When you think of miso, what's the first thing that comes to mind? It's probably the pungent and flavorful Japanese miso soup that pretty much defines the term "umami." But miso can (and should) be used for more than just soup -- it's great in sauces, salad dressings, glazes and more. See the slideshow below for our ideas.
What Miso Paste Is
Basically, it's a paste made from a mixture of soy beans, rice or barley that has been fermented with salt, water and a fungus. But don't get alarmed -- it's not as gross as it sounds. Miso is a cornerstone of Japanese cuisine and it's been so for centuries. The reason? The health benefits. It's packed with protein, vitamin and minerals.
The Three Types
While practically each area in Japan has a form of miso paste that's particular to the region, there are mainly three types of miso paste readily available. Choose the one that's right for you and experiment. Start with the mildest and work your way up to the ones with most umami. Color is a good indicator of flavor and strength, so the darker the miso, the longer it's been aged and the more pungent it is. Once you've got your miso, keep it in the fridge once it has been opened -- it will last you a very long time.
White Miso (shiromiso) has a pale golden color and mild flavor because its fermentation time is so short. White miso is perfect in recipes where you don't want the flavor to be overpowering. It's great for the person who wants to introduce miso into their cooking.
Red Miso (akamiso) is saltier and stronger in flavor than white miso because it's aged for a very long time, often up to one year. It has a terracotta color.
Mixed Miso (awasemiso) is a mixture of two or more miso types, typically white and red. It has a dark brown color and strong taste.

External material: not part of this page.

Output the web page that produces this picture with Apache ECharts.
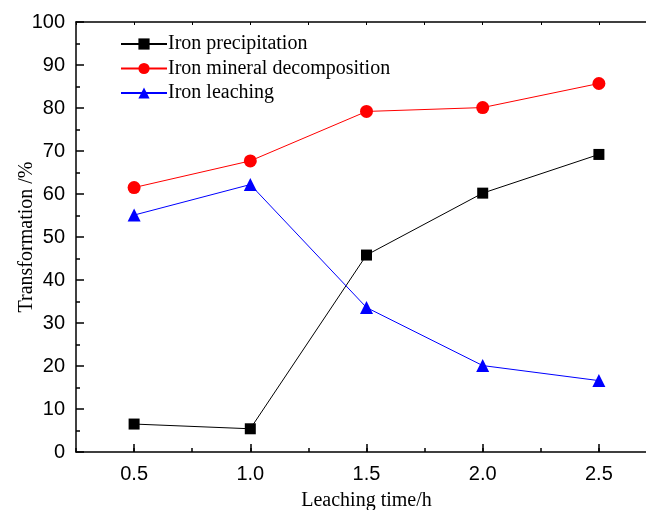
<!DOCTYPE html>
<html>
<head>
<meta charset="utf-8">
<script src="https://cdn.jsdelivr.net/npm/echarts@6/dist/echarts.min.js"></script>
<style>
  html, body { margin: 0; padding: 0; background: #fff; }
  #chart { width: 646px; height: 510px; }
</style>
</head>
<body>
<div id="chart"></div>
<script>
// Leaching time (h)
const leachingTime = [0.5, 1.0, 1.5, 2.0, 2.5];
// Transformation (%) for each process
const ironPrecipitation = [6.5, 5.4, 45.8, 60.2, 69.2];
const ironMineralDecomposition = [61.5, 67.7, 79.2, 80.1, 85.7];
const ironLeaching = [55.1, 62.2, 33.6, 20.1, 16.6];

const seriesNames = ['Iron precipitation', 'Iron mineral decomposition', 'Iron leaching'];
const xTickLabels = ['0.5', '1.0', '1.5', '2.0', '2.5'];
const yTickLabels = ['0', '10', '20', '30', '40', '50', '60', '70', '80', '90', '100'];

const X_MIN = 0.25, X_MAX = 2.75;
const GRID_LEFT = 76, GRID_RIGHT = -11, GRID_TOP = 22, GRID_BOTTOM = 58;
const plotWidth = 646 - GRID_LEFT - GRID_RIGHT;
// second grid starts at the first labelled tick so its major ticks line up
const majorLeft = GRID_LEFT + plotWidth * (leachingTime[0] - X_MIN) / (X_MAX - X_MIN);

const sansFont = '"Liberation Sans", Arial, sans-serif';
const serifFont = '"Liberation Serif", "Times New Roman", serif';

const pairs = (ys) => leachingTime.map((x, i) => [x, ys[i]]);
const fmtX = (v) => {
  const s = v.toFixed(1);
  return xTickLabels.indexOf(s) >= 0 && Math.abs(v * 2 - Math.round(v * 2)) < 1e-6 ? s : '';
};

const chart = echarts.init(document.getElementById('chart'), null, { renderer: 'canvas' });
chart.setOption({
  animation: false,
  backgroundColor: '#fff',
  grid: [
    { left: GRID_LEFT, right: GRID_RIGHT, top: GRID_TOP, bottom: GRID_BOTTOM, containLabel: false, outerBoundsMode: 'none' },
    { left: majorLeft, right: GRID_RIGHT, top: GRID_TOP, bottom: GRID_BOTTOM, containLabel: false, outerBoundsMode: 'none' }
  ],
  legend: {
    orient: 'vertical',
    left: 120,
    top: 34,
    padding: 0,
    itemWidth: 46,
    itemHeight: 14,
    itemGap: 4.5,
    data: seriesNames,
    textStyle: { fontFamily: serifFont, fontSize: 20, color: '#000', lineHeight: 20, padding: [0, 0, 0, -4] }
  },
  xAxis: [
    {
      gridIndex: 0, type: 'value', position: 'bottom',
      min: X_MIN, max: X_MAX, interval: 0.25,
      name: 'Leaching time/h', nameLocation: 'middle', nameGap: 39,
      nameTextStyle: { fontFamily: serifFont, fontSize: 20, color: '#000' },
      axisLine: { show: true, lineStyle: { color: '#000', width: 1.5 } },
      axisTick: { show: true, inside: true, length: 4, lineStyle: { color: '#000', width: 1.5 } },
      axisLabel: { show: true, margin: 12, fontFamily: sansFont, fontSize: 20, color: '#000', formatter: fmtX, showMinLabel: true, showMaxLabel: true },
      splitLine: { show: false }
    },
    {
      gridIndex: 0, type: 'value', position: 'top',
      min: X_MIN, max: X_MAX, interval: 0.25,
      axisLine: { show: true, lineStyle: { color: '#000', width: 1.5 } },
      axisTick: { show: true, inside: true, length: 3, lineStyle: { color: '#000', width: 1 } },
      axisLabel: { show: false },
      splitLine: { show: false }
    },
    {
      gridIndex: 1, type: 'value', position: 'bottom',
      min: leachingTime[0], max: X_MAX, interval: 0.5,
      axisLine: { show: false },
      axisTick: { show: true, inside: true, length: 8, lineStyle: { color: '#000', width: 1.5 } },
      axisLabel: { show: false },
      splitLine: { show: false }
    }
  ],
  yAxis: [
    {
      gridIndex: 0, type: 'value', position: 'left',
      min: 0, max: 100, interval: 10,
      name: 'Transformation /%', nameLocation: 'middle', nameGap: 49, nameRotate: 90,
      nameMoveOverlap: false,
      nameTextStyle: { fontFamily: serifFont, fontSize: 20, color: '#000', verticalAlign: 'middle' },
      axisLine: { show: true, lineStyle: { color: '#000', width: 1.5 } },
      axisTick: { show: true, inside: true, length: 8, lineStyle: { color: '#000', width: 1.5 } },
      minorTick: { show: true, splitNumber: 2, length: 4, lineStyle: { color: '#000', width: 1.5 } },
      axisLabel: { margin: 11, fontFamily: sansFont, fontSize: 20, color: '#000', formatter: (v) => yTickLabels[Math.round(v / 10)] },
      splitLine: { show: false }
    },
    {
      gridIndex: 1, type: 'value', min: 0, max: 100, show: false
    }
  ],
  series: [
    {
      name: seriesNames[0], type: 'line', xAxisIndex: 0, yAxisIndex: 0,
      data: pairs(ironPrecipitation),
      symbol: 'rect', symbolSize: 11,
      itemStyle: { color: '#000' }, lineStyle: { color: '#000', width: 1 }
    },
    {
      name: seriesNames[1], type: 'line', xAxisIndex: 0, yAxisIndex: 0,
      data: pairs(ironMineralDecomposition),
      symbol: 'circle', symbolSize: 13,
      itemStyle: { color: '#ff0000' }, lineStyle: { color: '#ff0000', width: 1 }
    },
    {
      name: seriesNames[2], type: 'line', xAxisIndex: 0, yAxisIndex: 0,
      data: pairs(ironLeaching),
      symbol: 'triangle', symbolSize: 13,
      itemStyle: { color: '#0000ff' }, lineStyle: { color: '#0000ff', width: 1 }
    }
  ]
});
</script>
</body>
</html>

There are also grain-specific miso pastes made from just barley, brown rice, rye, buckwheat and soy beans among others. These can range in flavor and depth of color with some aged for up to three years developing an almost chocolate color.
What do you make with miso? Let us know below.
Whether you're making a pan sauce to serve alongside meat or cooking a stew or ragu, miso works as a flavorful thickener. Simply stir it into the sauce near the end of cooking and it will add lots of flavor (so, no need for salt) and enrich the viscosity of the sauce. Recipes: Mixed Mushroom Ragout Pork Medallions with Miso-Mushroom Sauce
Using miso paste in stir-fry sauces is a natural addition. Combined with vinegar, soy sauce or other Asian condiments, the miso paste will help create a thick and sticky coating for meat and/or vegetables. Recipes: Miso-Ginger Chicken and Cabbage Miso Chicken Stir-Fry
Use miso paste to glaze meat, fish or even vegetables. Once it's mixed with oil, vinegar, soy sauce or other condiments, simply brush the glaze mixture onto the protein or vegetables and you're ready to grill or broil. The glaze works exceptionally well on beef, chicken, fish, eggplant, squash or zucchini. Also try the glaze also on cooked peas or carrots. Recipes: Grilled Beef-Tenderloin Skewers with Red-Miso Glaze Broiled Salmon with Miso Glaze Miso-Glazed Peas and Carrots
A classic way to use miso in Asian recipes is in dipping sauces, which are great for enjoying vegetables or even chicken tenders. But you could also use miso as a breading (like in this recipe) because the miso mixture helps the breadcrumbs adhere. Try the breading on vegetables, chicken or fish. For best results bake. Recipe: Pank-Crusted Asparagus Spears
Since miso is so flavorful and salty, why not use it as a rub? Use it on chicken or turkey (as in this recipe) and rub the paste mixture under the skin -- it will flavor the meat exceptionally well. Recipe: Roasted Garlic and Meyer Lemon-Rubbed Turkey
Add lots of flavor to salads with dressings and vinaigrettes made with miso. Just add a spoonful or two of miso paste to your usual olive oil and vinegar mixture, but for extra tang use rice or cider vinegar. Recipes: Ginger-Miso Tofu Dressing Snow Pea and Carrot Salad with Miso-Tamari Dressing Asian Chicken Salad with Sesame-Ginger Vinaigrette
Miso, a Japanese food staple, is used in many traditional Japanese recipes, such as miso soup.